• [RAW RECORDS]:
-----

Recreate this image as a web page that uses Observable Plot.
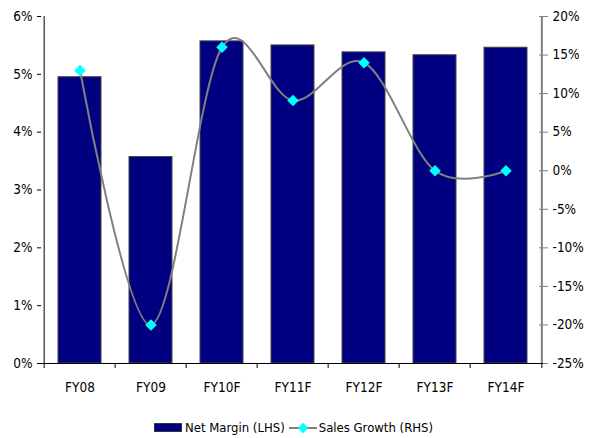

-----

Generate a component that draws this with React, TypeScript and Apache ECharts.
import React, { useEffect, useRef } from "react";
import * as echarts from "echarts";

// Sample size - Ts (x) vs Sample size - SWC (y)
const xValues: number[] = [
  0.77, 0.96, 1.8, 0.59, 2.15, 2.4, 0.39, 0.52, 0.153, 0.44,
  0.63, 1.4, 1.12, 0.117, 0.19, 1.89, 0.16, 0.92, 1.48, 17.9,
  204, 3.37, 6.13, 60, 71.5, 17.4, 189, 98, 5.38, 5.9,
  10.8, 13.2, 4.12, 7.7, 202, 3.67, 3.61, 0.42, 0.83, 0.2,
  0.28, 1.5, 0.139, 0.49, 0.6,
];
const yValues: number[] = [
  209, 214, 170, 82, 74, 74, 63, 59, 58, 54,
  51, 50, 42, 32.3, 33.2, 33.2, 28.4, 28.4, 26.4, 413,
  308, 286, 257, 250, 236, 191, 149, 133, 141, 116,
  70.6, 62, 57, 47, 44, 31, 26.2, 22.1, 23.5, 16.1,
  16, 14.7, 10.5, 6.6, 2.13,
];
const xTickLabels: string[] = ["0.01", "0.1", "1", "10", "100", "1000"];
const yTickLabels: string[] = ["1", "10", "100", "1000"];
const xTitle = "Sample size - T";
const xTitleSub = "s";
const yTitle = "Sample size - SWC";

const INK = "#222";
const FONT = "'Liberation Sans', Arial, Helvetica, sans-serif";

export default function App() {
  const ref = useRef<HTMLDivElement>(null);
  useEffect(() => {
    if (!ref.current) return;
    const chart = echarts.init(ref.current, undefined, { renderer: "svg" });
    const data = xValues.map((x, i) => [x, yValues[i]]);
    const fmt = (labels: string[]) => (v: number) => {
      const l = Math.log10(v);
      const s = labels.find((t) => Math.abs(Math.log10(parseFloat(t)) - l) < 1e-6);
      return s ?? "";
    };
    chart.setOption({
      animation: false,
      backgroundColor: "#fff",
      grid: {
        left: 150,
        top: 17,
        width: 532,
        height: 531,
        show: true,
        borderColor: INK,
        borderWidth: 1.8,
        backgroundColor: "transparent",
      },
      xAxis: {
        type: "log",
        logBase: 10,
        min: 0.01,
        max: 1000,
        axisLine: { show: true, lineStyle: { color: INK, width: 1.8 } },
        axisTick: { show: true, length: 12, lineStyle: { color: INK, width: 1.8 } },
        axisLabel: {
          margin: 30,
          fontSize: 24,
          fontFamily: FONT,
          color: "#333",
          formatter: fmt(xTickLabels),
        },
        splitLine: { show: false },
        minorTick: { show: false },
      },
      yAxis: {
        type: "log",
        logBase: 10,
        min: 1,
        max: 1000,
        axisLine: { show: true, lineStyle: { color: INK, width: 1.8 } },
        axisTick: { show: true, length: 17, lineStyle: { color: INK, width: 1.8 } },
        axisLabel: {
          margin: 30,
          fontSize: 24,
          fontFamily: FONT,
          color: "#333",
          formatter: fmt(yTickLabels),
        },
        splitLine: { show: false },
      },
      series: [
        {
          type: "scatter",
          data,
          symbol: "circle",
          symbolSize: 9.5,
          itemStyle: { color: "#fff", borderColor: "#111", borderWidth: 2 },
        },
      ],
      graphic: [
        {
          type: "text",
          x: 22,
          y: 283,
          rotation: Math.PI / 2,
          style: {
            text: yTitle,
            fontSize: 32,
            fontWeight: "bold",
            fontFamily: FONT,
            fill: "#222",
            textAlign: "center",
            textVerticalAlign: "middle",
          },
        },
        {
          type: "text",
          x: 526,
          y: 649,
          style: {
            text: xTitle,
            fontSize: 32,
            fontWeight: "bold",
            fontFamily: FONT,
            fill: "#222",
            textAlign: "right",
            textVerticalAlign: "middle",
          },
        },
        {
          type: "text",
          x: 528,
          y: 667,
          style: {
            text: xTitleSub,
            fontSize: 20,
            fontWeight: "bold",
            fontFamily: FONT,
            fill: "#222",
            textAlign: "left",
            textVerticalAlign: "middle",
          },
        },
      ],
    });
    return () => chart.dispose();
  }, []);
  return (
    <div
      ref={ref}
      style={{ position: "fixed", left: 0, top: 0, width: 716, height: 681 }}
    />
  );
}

-----

• [EXERCISE TASK]: Give again, word for word, only the lines running from the line with "Generate a component" through the line with "import * as"; include both of those lines.

• [IN RESPONSE]:
Generate a component that draws this with React, TypeScript and Apache ECharts.
import React, { useEffect, useRef } from "react";
import * as echarts from "echarts";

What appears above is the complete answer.